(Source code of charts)

──────

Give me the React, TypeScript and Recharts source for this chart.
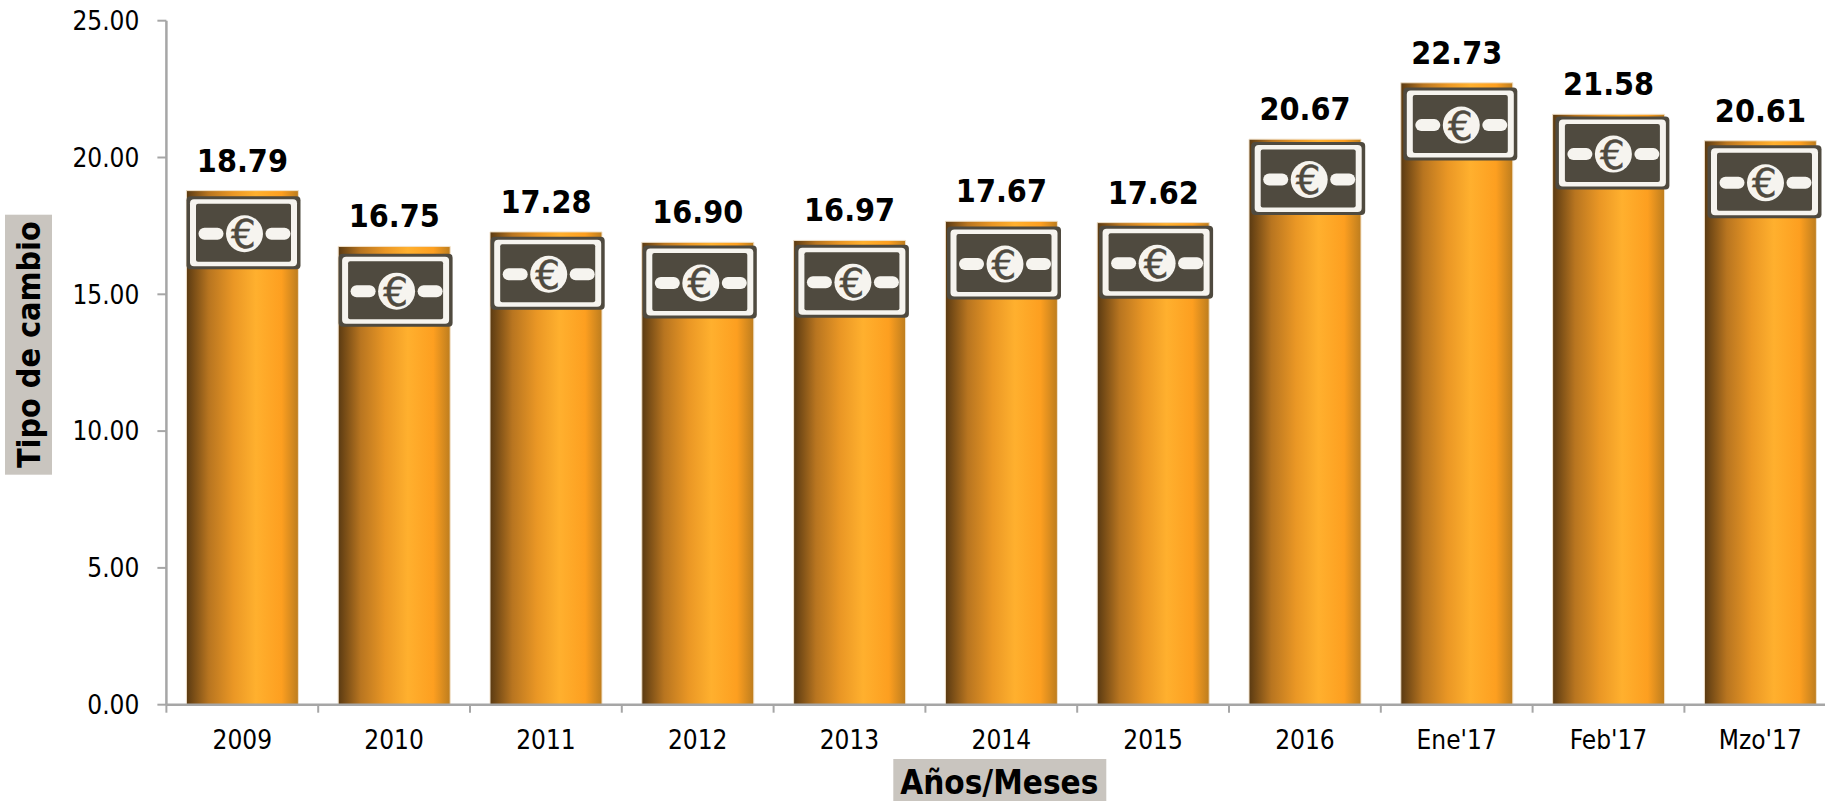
import { Bar, ComposedChart, LabelList, Line, XAxis, YAxis, Label } from "recharts";

const categories = ["2009", "2010", "2011", "2012", "2013", "2014", "2015", "2016", "Ene'17", "Feb'17", "Mzo'17"];
const rates = [18.79, 16.75, 17.28, 16.9, 16.97, 17.67, 17.62, 20.67, 22.73, 21.58, 20.61];
// the banknote pictures sit on their own hidden series, a bit under the bar tops
const noteLevels = [17.25, 15.15, 15.77, 15.45, 15.48, 16.14, 16.17, 19.23, 21.22, 20.16, 19.11];
const yTicks = [0, 5, 10, 15, 20, 25];

const rows = categories.map((name, i) => ({ name, rate: rates[i], note: noteLevels[i] }));

const FONT = "'DejaVu Sans Condensed', 'DejaVu Sans', sans-serif";
const AXIS_GRAY = "#a6a6a6";
const TITLE_BG = "#c9c5bf";
const NOTE_DARK = "#4f4a3f";
const NOTE_LIGHT = "#f6f4ef";
const CATEGORY_STEP = 151.8;

const Banknote = (props: any) => {
  const { cx, cy, index } = props;
  if (cx == null || cy == null) return null;
  // the pictures drift slightly to the right along the axis in the original
  const x = cx + 1.2 + index * 0.3;
  return (
    <g key={index} transform={`translate(${x},${cy})`}>
      <rect x={-57} y={-36.5} width={114} height={73} rx={4} fill={NOTE_DARK} />
      <rect x={-53.5} y={-33.5} width={107} height={67} rx={4} fill={NOTE_LIGHT} />
      <rect x={-47.5} y={-29} width={95} height={58} rx={2} fill={NOTE_DARK} />
      <rect x={-45} y={-5} width={25} height={12} rx={6} fill={NOTE_LIGHT} />
      <rect x={22} y={-5} width={25} height={12} rx={6} fill={NOTE_LIGHT} />
      <circle cx={1} cy={1} r={18.5} fill={NOTE_LIGHT} />
      <text
        x={0}
        y={2}
        textAnchor="middle"
        dominantBaseline="central"
        fontSize={39}
        fontFamily="'DejaVu Sans', sans-serif"
        stroke={NOTE_DARK}
        strokeWidth={0.4}
        fill={NOTE_DARK}>
        €
      </text>
    </g>
  );
};

const CategoryTick = (props: any) => {
  const { x, y, payload } = props;
  // tick marks fall between the categories, not under them
  const markX = x - CATEGORY_STEP / 2;
  return (
    <g>
      <line x1={markX} x2={markX} y1={y - 8} y2={y} stroke={AXIS_GRAY} strokeWidth={2} />
      <text x={x} y={y + 27} textAnchor="middle" dominantBaseline="central" fontSize={26} fontFamily={FONT} fill="#000">
        {payload.value}
      </text>
    </g>
  );
};

const YTitle = (props: any) => {
  const { viewBox } = props;
  const cy = viewBox.y + viewBox.height / 2 - 18;
  return (
    <g>
      <rect x={5} y={cy - 130} width={47} height={260} fill={TITLE_BG} />
      <text
        x={29}
        y={cy}
        transform={`rotate(-90 29 ${cy})`}
        textAnchor="middle"
        dominantBaseline="central"
        fontSize={32}
        fontWeight="bold"
        fontFamily={FONT}
        fill="#000">
        Tipo de cambio
      </text>
    </g>
  );
};

const XTitle = (props: any) => {
  const { viewBox } = props;
  const cx = viewBox.x + viewBox.width / 2;
  return (
    <g>
      <rect x={cx - 108} y={759} width={213} height={42} fill={TITLE_BG} />
      <text
        x={cx - 2}
        y={782}
        textAnchor="middle"
        dominantBaseline="central"
        fontSize={33}
        fontWeight="bold"
        fontFamily={FONT}
        fill="#000">
        Años/Meses
      </text>
    </g>
  );
};

export default function App() {
  return (
    <div style={{ position: "absolute", left: 0, top: 0, width: 1825, height: 801, overflow: "hidden" }}>
      <ComposedChart
        width={1840}
        height={801}
        data={rows}
        margin={{ top: 20.7, right: 3.8, bottom: 0, left: 0 }}>
        <defs>
          <linearGradient id="barFill" x1="0" y1="0" x2="1" y2="0">
            <stop offset="0%" stopColor="#5a3a12" />
            <stop offset="20%" stopColor="#b87520" />
            <stop offset="42%" stopColor="#ea9725" />
            <stop offset="62%" stopColor="#ffb02e" />
            <stop offset="85%" stopColor="#fd9f20" />
            <stop offset="100%" stopColor="#bd7d1e" />
          </linearGradient>
        </defs>
        <XAxis
          dataKey="name"
          height={96.3}
          interval={0}
          tick={<CategoryTick />}
          tickLine={false}
          axisLine={{ stroke: AXIS_GRAY, strokeWidth: 2.5 }}>
          <Label content={<XTitle />} />
        </XAxis>
        <YAxis
          width={166.4}
          domain={[0, 25]}
          ticks={yTicks}
          tickFormatter={(v: number) => v.toFixed(2)}
          tickSize={9}
          tickMargin={18}
          tick={{ fontSize: 26, fontFamily: FONT, fill: "#000" }}
          tickLine={{ stroke: AXIS_GRAY, strokeWidth: 2 }}
          axisLine={{ stroke: AXIS_GRAY, strokeWidth: 2.5 }}>
          <Label content={<YTitle />} />
        </YAxis>
        <Bar dataKey="rate" barSize={112} fill="url(#barFill)" stroke="#f2e3cc" strokeWidth={1} isAnimationActive={false}>
          <LabelList
            dataKey="rate"
            position="top"
            offset={19}
            formatter={(v: number) => v.toFixed(2)}
            style={{ fontSize: 32, fontWeight: "bold", fontFamily: FONT, fill: "#000" }}
          />
        </Bar>
        <Line
          dataKey="note"
          stroke="none"
          legendType="none"
          dot={(p: any) => <Banknote {...p} key={p.index} />}
          activeDot={false}
          isAnimationActive={false}
        />
      </ComposedChart>
    </div>
  );
}
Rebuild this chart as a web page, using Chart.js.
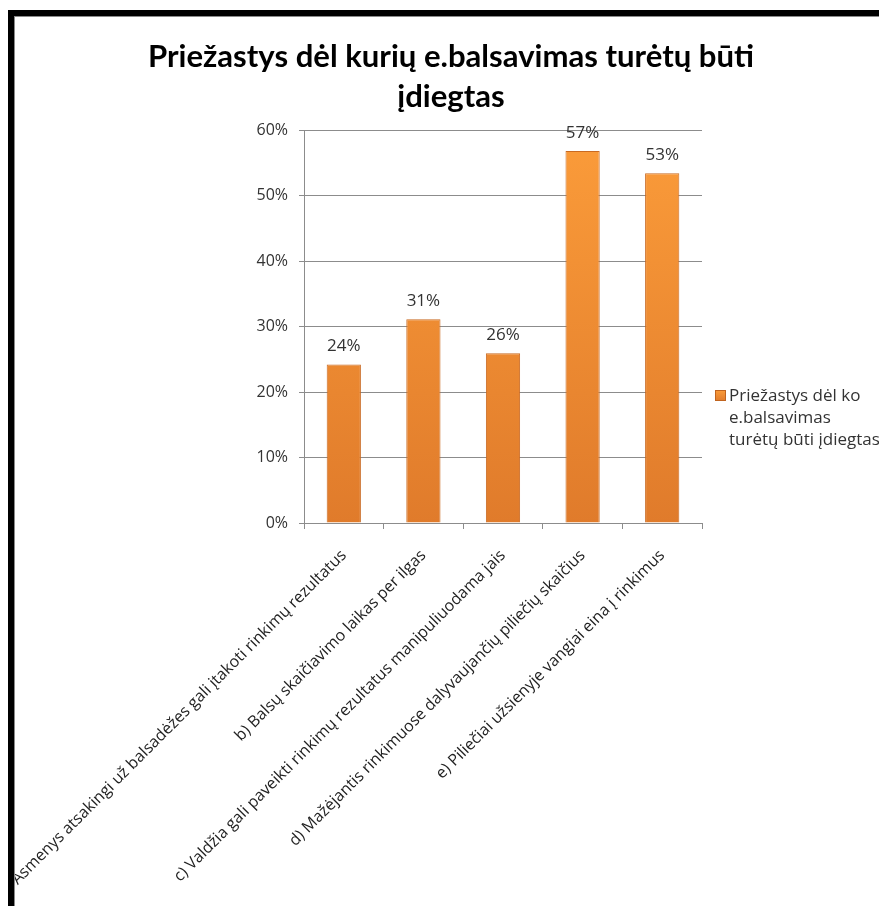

──────

• Task to complete
Omit the pictures and reproduce the listing exactly.

• Correct answer
Give me the React, TypeScript and Recharts source for this chart.
import { Bar, ComposedChart, LabelList, Line, XAxis, YAxis, Label } from "recharts";

const categories = ["2009", "2010", "2011", "2012", "2013", "2014", "2015", "2016", "Ene'17", "Feb'17", "Mzo'17"];
const rates = [18.79, 16.75, 17.28, 16.9, 16.97, 17.67, 17.62, 20.67, 22.73, 21.58, 20.61];
// the banknote pictures sit on their own hidden series, a bit under the bar tops
const noteLevels = [17.25, 15.15, 15.77, 15.45, 15.48, 16.14, 16.17, 19.23, 21.22, 20.16, 19.11];
const yTicks = [0, 5, 10, 15, 20, 25];

const rows = categories.map((name, i) => ({ name, rate: rates[i], note: noteLevels[i] }));

const FONT = "'DejaVu Sans Condensed', 'DejaVu Sans', sans-serif";
const AXIS_GRAY = "#a6a6a6";
const TITLE_BG = "#c9c5bf";
const NOTE_DARK = "#4f4a3f";
const NOTE_LIGHT = "#f6f4ef";
const CATEGORY_STEP = 151.8;

const Banknote = (props: any) => {
  const { cx, cy, index } = props;
  if (cx == null || cy == null) return null;
  // the pictures drift slightly to the right along the axis in the original
  const x = cx + 1.2 + index * 0.3;
  return (
    <g key={index} transform={`translate(${x},${cy})`}>
      <rect x={-57} y={-36.5} width={114} height={73} rx={4} fill={NOTE_DARK} />
      <rect x={-53.5} y={-33.5} width={107} height={67} rx={4} fill={NOTE_LIGHT} />
      <rect x={-47.5} y={-29} width={95} height={58} rx={2} fill={NOTE_DARK} />
      <rect x={-45} y={-5} width={25} height={12} rx={6} fill={NOTE_LIGHT} />
      <rect x={22} y={-5} width={25} height={12} rx={6} fill={NOTE_LIGHT} />
      <circle cx={1} cy={1} r={18.5} fill={NOTE_LIGHT} />
      <text
        x={0}
        y={2}
        textAnchor="middle"
        dominantBaseline="central"
        fontSize={39}
        fontFamily="'DejaVu Sans', sans-serif"
        stroke={NOTE_DARK}
        strokeWidth={0.4}
        fill={NOTE_DARK}>
        €
      </text>
    </g>
  );
};

const CategoryTick = (props: any) => {
  const { x, y, payload } = props;
  // tick marks fall between the categories, not under them
  const markX = x - CATEGORY_STEP / 2;
  return (
    <g>
      <line x1={markX} x2={markX} y1={y - 8} y2={y} stroke={AXIS_GRAY} strokeWidth={2} />
      <text x={x} y={y + 27} textAnchor="middle" dominantBaseline="central" fontSize={26} fontFamily={FONT} fill="#000">
        {payload.value}
      </text>
    </g>
  );
};

const YTitle = (props: any) => {
  const { viewBox } = props;
  const cy = viewBox.y + viewBox.height / 2 - 18;
  return (
    <g>
      <rect x={5} y={cy - 130} width={47} height={260} fill={TITLE_BG} />
      <text
        x={29}
        y={cy}
        transform={`rotate(-90 29 ${cy})`}
        textAnchor="middle"
        dominantBaseline="central"
        fontSize={32}
        fontWeight="bold"
        fontFamily={FONT}
        fill="#000">
        Tipo de cambio
      </text>
    </g>
  );
};

const XTitle = (props: any) => {
  const { viewBox } = props;
  const cx = viewBox.x + viewBox.width / 2;
  return (
    <g>
      <rect x={cx - 108} y={759} width={213} height={42} fill={TITLE_BG} />
      <text
        x={cx - 2}
        y={782}
        textAnchor="middle"
        dominantBaseline="central"
        fontSize={33}
        fontWeight="bold"
        fontFamily={FONT}
        fill="#000">
        Años/Meses
      </text>
    </g>
  );
};

export default function App() {
  return (
    <div style={{ position: "absolute", left: 0, top: 0, width: 1825, height: 801, overflow: "hidden" }}>
      <ComposedChart
        width={1840}
        height={801}
        data={rows}
        margin={{ top: 20.7, right: 3.8, bottom: 0, left: 0 }}>
        <defs>
          <linearGradient id="barFill" x1="0" y1="0" x2="1" y2="0">
            <stop offset="0%" stopColor="#5a3a12" />
            <stop offset="20%" stopColor="#b87520" />
            <stop offset="42%" stopColor="#ea9725" />
            <stop offset="62%" stopColor="#ffb02e" />
            <stop offset="85%" stopColor="#fd9f20" />
            <stop offset="100%" stopColor="#bd7d1e" />
          </linearGradient>
        </defs>
        <XAxis
          dataKey="name"
          height={96.3}
          interval={0}
          tick={<CategoryTick />}
          tickLine={false}
          axisLine={{ stroke: AXIS_GRAY, strokeWidth: 2.5 }}>
          <Label content={<XTitle />} />
        </XAxis>
        <YAxis
          width={166.4}
          domain={[0, 25]}
          ticks={yTicks}
          tickFormatter={(v: number) => v.toFixed(2)}
          tickSize={9}
          tickMargin={18}
          tick={{ fontSize: 26, fontFamily: FONT, fill: "#000" }}
          tickLine={{ stroke: AXIS_GRAY, strokeWidth: 2 }}
          axisLine={{ stroke: AXIS_GRAY, strokeWidth: 2.5 }}>
          <Label content={<YTitle />} />
        </YAxis>
        <Bar dataKey="rate" barSize={112} fill="url(#barFill)" stroke="#f2e3cc" strokeWidth={1} isAnimationActive={false}>
          <LabelList
            dataKey="rate"
            position="top"
            offset={19}
            formatter={(v: number) => v.toFixed(2)}
            style={{ fontSize: 32, fontWeight: "bold", fontFamily: FONT, fill: "#000" }}
          />
        </Bar>
        <Line
          dataKey="note"
          stroke="none"
          legendType="none"
          dot={(p: any) => <Banknote {...p} key={p.index} />}
          activeDot={false}
          isAnimationActive={false}
        />
      </ComposedChart>
    </div>
  );
}
Rebuild this chart as a web page, using Chart.js.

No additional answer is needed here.